PROMPT: Could the lines from the start of the data through the line with "minimum width=348pt, minimum" be set down exactly, with no pictures among them?

INFORMATION SUPPLIED:
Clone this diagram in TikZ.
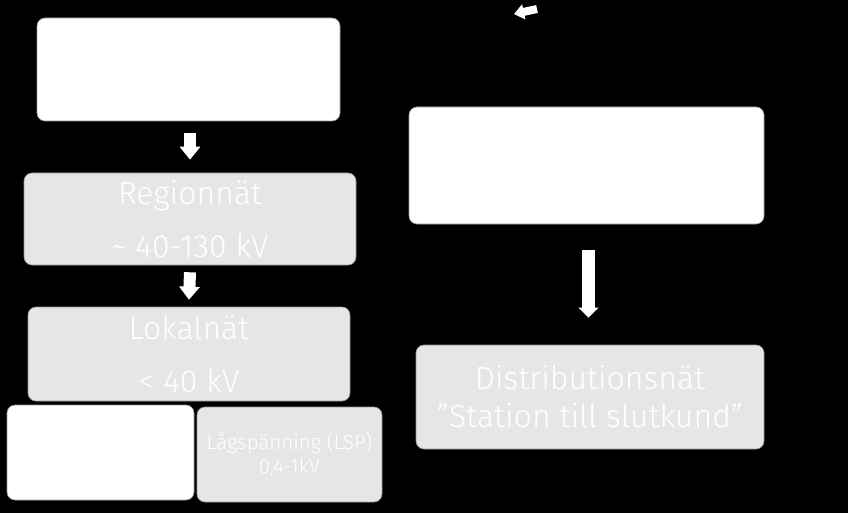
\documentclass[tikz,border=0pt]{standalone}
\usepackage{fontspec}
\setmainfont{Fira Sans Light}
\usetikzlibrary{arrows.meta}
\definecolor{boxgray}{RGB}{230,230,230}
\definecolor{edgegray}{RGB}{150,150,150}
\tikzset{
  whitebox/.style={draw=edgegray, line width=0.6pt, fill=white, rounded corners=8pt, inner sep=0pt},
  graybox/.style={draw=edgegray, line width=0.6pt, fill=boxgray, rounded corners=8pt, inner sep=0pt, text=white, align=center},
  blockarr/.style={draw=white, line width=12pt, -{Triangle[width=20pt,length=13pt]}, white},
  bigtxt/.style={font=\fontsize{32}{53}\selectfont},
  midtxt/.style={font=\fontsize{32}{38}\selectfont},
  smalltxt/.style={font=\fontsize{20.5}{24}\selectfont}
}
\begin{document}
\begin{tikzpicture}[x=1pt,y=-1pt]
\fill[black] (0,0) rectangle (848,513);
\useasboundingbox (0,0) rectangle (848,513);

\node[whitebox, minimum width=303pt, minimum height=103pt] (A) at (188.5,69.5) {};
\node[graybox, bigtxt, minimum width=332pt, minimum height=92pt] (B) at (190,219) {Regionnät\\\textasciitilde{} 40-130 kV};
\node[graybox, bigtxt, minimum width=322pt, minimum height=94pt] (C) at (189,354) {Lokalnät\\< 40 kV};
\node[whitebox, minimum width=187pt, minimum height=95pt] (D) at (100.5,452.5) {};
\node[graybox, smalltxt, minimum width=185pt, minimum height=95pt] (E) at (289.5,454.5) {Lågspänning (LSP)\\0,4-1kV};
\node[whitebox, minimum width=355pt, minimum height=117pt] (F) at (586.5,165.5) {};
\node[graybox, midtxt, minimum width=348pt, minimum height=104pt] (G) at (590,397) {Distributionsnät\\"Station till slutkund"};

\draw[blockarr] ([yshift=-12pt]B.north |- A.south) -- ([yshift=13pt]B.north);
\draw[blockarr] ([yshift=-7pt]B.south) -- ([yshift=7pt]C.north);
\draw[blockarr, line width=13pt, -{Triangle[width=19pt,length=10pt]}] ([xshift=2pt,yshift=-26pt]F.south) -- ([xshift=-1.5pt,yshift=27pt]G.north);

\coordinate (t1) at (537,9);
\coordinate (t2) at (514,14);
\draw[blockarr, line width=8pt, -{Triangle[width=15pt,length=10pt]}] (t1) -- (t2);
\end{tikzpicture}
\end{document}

PROBLEM SOLUTION:
Clone this diagram in TikZ.
\documentclass[tikz,border=0pt]{standalone}
\usepackage{fontspec}
\setmainfont{Fira Sans Light}
\usetikzlibrary{arrows.meta}
\definecolor{boxgray}{RGB}{230,230,230}
\definecolor{edgegray}{RGB}{150,150,150}
\tikzset{
  whitebox/.style={draw=edgegray, line width=0.6pt, fill=white, rounded corners=8pt, inner sep=0pt},
  graybox/.style={draw=edgegray, line width=0.6pt, fill=boxgray, rounded corners=8pt, inner sep=0pt, text=white, align=center},
  blockarr/.style={draw=white, line width=12pt, -{Triangle[width=20pt,length=13pt]}, white},
  bigtxt/.style={font=\fontsize{32}{53}\selectfont},
  midtxt/.style={font=\fontsize{32}{38}\selectfont},
  smalltxt/.style={font=\fontsize{20.5}{24}\selectfont}
}
\begin{document}
\begin{tikzpicture}[x=1pt,y=-1pt]
\fill[black] (0,0) rectangle (848,513);
\useasboundingbox (0,0) rectangle (848,513);

\node[whitebox, minimum width=303pt, minimum height=103pt] (A) at (188.5,69.5) {};
\node[graybox, bigtxt, minimum width=332pt, minimum height=92pt] (B) at (190,219) {Regionnät\\\textasciitilde{} 40-130 kV};
\node[graybox, bigtxt, minimum width=322pt, minimum height=94pt] (C) at (189,354) {Lokalnät\\< 40 kV};
\node[whitebox, minimum width=187pt, minimum height=95pt] (D) at (100.5,452.5) {};
\node[graybox, smalltxt, minimum width=185pt, minimum height=95pt] (E) at (289.5,454.5) {Lågspänning (LSP)\\0,4-1kV};
\node[whitebox, minimum width=355pt, minimum height=117pt] (F) at (586.5,165.5) {};
\node[graybox, midtxt, minimum width=348pt, minimum height=104pt] (G) at (590,397) {Distributionsnät\\"Station till slutkund"};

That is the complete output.